Dog Days : Banlieue blues
Cinéma

Dog Days : Banlieue blues

Ça pourrait se passer à Brossard, à New Jersey City ou dans n’importe quelle banlieue où les centres d’achats, les fast-food à répétition, et le ronron des tondeuses à gazon forment l’essentiel du paysage. Ça se passe dans une banlieue de Vienne, en pleine canicule.

Ça pourrait se passer à Brossard, à New Jersey City ou dans n’importe quelle banlieue où les centres d’achats, les fast-food à répétition, et le ronron des tondeuses à gazon forment l’essentiel du paysage. Ça se passe dans une banlieue de Vienne, en pleine canicule. Il aura fallu plus de trois ans pour mener à terme Dog Days, premier long métrage de fiction d’Ulrich Seidl, documentariste-choc qui nous convie à un conte de la folie ordinaire, descente aux enfers dans la normalité, à côté duquel Happiness a l’air bucolique.

Composé de vignettes aussi disjonctées que la vie de ceux et celles qu’il décrit, Dog Days suit quelques humains, qui se débattent comme des mouches. On y voit une femme se coupant les poils pubiens, au milieu de l’après-midi, avec un petit ciseau; un veuf qui passe la tondeuse pour ne pas entendre les chicanes de couple de ses voisins. On découvre une divorcée qui vit encore avec son ex-mari, dans un silence assourdissant, et qui participe à des orgies dans les sous-sols d’un centre d’achat, avant d’aller déposer des fleurs sur la tombe de sa fillette, morte au bord d’une autoroute. On suit une fille obsédée par les statistiques et la pub, qui fait du pouce, et parle sans arrêt aux conducteurs qui l’embarquent; un petit macho de merde qui fout des baffes à sa blonde dans un parking désert; une femme qui se fait tabasser par son amant, avant de lui rendre la pareille. Les protagonistes de Dog Days sont presque tous des monstres ordinaires, incarnés, pour la plupart, par des acteurs non-professionnels, tous époustouflants.

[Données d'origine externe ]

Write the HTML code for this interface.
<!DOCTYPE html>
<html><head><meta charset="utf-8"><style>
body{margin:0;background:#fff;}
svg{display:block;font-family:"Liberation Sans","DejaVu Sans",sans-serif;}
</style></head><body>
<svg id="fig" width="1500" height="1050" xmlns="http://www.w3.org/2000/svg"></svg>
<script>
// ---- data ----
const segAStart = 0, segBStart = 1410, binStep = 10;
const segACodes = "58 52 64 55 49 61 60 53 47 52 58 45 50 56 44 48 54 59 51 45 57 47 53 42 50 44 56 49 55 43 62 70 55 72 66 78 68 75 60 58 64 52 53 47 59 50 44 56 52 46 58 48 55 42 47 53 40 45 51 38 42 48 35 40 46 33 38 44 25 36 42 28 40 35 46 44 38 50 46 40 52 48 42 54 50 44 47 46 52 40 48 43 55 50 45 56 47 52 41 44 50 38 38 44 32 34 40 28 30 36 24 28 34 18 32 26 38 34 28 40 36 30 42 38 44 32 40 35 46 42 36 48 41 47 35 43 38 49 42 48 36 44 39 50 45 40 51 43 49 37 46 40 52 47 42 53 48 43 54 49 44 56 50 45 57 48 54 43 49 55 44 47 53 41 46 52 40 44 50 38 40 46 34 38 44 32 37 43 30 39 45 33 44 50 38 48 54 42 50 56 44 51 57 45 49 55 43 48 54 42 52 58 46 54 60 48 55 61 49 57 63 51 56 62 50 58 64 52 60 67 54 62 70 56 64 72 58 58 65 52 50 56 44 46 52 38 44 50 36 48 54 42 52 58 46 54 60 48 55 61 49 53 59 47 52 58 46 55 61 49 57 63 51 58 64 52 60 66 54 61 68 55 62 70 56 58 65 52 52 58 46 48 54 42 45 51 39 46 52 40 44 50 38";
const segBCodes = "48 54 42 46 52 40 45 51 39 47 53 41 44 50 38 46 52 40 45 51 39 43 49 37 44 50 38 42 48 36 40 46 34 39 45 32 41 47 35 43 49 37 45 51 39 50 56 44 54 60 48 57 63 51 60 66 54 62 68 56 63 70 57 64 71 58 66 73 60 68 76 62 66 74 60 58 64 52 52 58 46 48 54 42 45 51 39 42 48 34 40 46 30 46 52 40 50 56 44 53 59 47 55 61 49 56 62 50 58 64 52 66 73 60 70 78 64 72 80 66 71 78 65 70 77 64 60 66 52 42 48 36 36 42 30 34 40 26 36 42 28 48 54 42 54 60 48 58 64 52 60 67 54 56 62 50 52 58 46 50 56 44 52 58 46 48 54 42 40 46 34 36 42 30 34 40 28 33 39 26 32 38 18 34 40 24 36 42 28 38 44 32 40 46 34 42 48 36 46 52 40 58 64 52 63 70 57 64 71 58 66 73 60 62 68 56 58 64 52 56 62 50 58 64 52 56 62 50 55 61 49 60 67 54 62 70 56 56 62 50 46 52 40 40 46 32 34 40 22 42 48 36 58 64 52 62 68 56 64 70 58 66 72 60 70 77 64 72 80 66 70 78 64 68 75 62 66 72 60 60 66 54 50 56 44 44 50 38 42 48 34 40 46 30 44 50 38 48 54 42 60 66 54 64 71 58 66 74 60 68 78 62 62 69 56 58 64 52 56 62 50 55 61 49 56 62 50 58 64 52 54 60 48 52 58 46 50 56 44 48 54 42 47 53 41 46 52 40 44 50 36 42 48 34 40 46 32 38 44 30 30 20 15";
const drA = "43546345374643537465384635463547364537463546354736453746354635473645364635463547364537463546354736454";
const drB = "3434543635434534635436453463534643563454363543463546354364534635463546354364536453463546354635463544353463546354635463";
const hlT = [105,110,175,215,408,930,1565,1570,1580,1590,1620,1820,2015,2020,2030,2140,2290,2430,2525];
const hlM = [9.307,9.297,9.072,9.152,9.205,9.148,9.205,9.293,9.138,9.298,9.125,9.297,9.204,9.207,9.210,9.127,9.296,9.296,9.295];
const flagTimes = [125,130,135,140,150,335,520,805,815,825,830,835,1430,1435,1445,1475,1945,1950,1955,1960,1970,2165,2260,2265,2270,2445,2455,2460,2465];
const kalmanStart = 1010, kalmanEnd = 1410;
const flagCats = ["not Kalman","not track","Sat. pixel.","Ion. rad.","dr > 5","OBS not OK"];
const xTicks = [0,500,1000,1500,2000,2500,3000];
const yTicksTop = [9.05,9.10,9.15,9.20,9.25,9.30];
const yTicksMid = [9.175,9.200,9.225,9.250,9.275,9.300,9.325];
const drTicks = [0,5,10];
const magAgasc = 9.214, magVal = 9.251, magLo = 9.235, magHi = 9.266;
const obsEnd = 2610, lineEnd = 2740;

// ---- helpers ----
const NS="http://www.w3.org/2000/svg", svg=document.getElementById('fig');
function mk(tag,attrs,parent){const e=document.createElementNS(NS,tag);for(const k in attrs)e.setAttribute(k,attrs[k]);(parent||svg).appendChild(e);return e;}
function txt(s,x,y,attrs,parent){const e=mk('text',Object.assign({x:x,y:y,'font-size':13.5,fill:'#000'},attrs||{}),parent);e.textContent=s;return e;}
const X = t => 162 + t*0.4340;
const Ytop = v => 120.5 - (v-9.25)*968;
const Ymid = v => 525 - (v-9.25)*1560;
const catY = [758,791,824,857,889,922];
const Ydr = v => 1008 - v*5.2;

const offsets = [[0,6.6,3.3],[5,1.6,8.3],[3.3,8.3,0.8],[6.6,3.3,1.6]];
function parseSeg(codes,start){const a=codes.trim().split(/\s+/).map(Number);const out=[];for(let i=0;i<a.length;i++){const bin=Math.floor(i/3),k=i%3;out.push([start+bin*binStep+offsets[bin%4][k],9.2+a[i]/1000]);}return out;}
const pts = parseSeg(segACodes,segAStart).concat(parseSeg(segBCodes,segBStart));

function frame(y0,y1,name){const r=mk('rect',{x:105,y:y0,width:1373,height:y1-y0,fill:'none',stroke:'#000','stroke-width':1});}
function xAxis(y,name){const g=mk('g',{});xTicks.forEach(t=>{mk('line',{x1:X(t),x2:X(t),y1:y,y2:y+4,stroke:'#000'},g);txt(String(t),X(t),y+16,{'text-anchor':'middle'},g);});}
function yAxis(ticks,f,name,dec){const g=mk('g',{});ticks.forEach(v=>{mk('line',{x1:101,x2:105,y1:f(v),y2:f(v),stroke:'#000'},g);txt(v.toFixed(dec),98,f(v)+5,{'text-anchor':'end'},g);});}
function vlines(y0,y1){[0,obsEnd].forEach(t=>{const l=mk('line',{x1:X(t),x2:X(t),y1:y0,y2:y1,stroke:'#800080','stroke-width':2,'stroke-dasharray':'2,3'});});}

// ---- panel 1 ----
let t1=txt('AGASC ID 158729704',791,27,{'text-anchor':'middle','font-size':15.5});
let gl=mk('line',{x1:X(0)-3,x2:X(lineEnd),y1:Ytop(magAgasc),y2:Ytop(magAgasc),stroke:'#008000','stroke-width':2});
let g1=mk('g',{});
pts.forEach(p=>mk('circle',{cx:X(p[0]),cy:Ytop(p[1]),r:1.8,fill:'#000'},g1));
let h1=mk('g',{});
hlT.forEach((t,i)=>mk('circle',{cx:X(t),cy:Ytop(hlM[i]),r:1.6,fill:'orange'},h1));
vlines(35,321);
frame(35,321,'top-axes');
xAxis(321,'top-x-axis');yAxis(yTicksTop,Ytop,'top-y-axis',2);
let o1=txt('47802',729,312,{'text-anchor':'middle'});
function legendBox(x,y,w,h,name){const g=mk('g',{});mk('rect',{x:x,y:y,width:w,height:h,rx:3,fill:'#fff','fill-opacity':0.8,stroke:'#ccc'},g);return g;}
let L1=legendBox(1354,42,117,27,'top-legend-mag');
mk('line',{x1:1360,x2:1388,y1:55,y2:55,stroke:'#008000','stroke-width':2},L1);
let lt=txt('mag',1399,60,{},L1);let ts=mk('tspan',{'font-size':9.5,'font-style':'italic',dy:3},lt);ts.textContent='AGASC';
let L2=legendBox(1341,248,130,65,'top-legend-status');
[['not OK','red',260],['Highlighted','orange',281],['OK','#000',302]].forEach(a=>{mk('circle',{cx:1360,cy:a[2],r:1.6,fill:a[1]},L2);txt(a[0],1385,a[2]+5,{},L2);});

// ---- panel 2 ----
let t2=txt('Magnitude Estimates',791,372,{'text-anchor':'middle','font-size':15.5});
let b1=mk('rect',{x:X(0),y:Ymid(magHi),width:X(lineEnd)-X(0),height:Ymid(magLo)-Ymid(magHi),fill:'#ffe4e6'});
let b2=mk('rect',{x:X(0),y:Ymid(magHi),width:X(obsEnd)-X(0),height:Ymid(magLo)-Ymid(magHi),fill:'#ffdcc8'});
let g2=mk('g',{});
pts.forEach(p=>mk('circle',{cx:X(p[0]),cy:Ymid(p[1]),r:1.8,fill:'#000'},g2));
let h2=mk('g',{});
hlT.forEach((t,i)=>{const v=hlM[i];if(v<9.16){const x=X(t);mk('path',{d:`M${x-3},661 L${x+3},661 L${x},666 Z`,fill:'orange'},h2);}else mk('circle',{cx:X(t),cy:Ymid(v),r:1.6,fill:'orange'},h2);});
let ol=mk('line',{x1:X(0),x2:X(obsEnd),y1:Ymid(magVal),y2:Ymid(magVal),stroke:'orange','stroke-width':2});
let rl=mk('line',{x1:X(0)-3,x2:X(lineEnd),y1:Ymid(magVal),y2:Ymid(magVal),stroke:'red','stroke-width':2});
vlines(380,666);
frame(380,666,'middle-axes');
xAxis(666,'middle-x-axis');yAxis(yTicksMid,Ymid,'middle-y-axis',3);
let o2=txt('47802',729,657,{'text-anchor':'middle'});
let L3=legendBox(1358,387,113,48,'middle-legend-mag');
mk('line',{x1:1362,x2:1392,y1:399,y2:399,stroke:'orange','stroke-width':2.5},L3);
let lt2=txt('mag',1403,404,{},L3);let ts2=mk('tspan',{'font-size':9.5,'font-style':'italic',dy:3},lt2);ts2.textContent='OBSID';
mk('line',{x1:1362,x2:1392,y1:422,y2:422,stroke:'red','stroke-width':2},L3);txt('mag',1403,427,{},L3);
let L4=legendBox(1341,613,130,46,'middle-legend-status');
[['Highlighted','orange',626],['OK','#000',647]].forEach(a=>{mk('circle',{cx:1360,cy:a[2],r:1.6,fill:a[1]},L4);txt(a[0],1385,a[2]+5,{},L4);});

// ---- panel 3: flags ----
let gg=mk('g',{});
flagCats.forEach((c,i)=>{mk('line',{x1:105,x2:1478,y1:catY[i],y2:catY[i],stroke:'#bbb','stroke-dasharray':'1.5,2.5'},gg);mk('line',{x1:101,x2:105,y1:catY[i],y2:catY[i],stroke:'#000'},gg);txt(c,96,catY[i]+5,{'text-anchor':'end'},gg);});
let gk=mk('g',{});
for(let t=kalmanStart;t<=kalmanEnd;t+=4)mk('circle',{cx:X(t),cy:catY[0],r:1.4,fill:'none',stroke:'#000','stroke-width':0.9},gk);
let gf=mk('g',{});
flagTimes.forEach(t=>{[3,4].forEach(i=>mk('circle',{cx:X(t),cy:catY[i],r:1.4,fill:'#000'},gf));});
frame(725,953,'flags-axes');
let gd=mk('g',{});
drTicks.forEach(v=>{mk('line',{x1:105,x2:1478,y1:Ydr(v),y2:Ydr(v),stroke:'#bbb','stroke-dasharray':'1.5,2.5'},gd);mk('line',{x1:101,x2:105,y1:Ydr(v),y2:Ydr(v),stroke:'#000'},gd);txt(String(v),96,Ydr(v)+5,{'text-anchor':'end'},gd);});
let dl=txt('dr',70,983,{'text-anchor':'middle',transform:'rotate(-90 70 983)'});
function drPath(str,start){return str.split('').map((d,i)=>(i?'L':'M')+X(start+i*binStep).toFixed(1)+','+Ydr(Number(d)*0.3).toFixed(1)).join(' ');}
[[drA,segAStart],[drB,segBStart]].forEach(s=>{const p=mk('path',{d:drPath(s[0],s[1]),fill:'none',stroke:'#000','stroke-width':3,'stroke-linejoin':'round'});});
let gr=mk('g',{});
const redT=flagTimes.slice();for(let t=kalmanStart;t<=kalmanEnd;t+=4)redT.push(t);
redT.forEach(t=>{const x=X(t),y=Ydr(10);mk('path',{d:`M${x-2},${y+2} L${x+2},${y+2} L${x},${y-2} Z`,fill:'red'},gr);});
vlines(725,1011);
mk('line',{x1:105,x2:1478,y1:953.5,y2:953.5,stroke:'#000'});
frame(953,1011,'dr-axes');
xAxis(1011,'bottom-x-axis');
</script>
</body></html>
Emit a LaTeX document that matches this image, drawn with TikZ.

Le constat est cinglant, et la mise en scène, d’une rigueur qui évoque celle de Kubrick. Ils sont rares, ceux qui, aujourd’hui, posent un tel regard sur leurs congénères. Il faut remonter à Fassbinder et à Pasolini pour retrouver une telle vision de la société, où le privé est indissociable du politique. Jamais sentimental, Seidl ne fait pas non plus dans le social. Ses personnages ne sont pas emblématiques: ils ne font que témoigner d’une humanité sans repères, victimes de la violence et de l’étrangeté d’un quotidien qui, sous le vernis des conventions, a des allures de cauchemar.

Aucune résolution ne vient clore le débat, aucune morale ne vient achever le tableau. À l’instar de son compatriote, Michael Haneke, réalisateur de La Pianiste, Ulrich Seidl est un moraliste qui n’est pas moralisateur. Il y a du mystique dans ce film sans merci. Au milieu de cette cruauté distanciée, perce un humanisme têtu; dans ce film où la violence est constante, dans les mots, dans les gestes, dans les silences, on trouve des instants de tendresse fulgurants, et même un humour noir qui ressemble à une bouée de sauvetage.

Un spectateur averti en vaut deux: Dog Days n’est pas à mettre entre toutes les mains. Ceux et celles qui s’y risqueront trouveront un film profondément dérangeant, l’oeuvre d’un cinéaste majeur.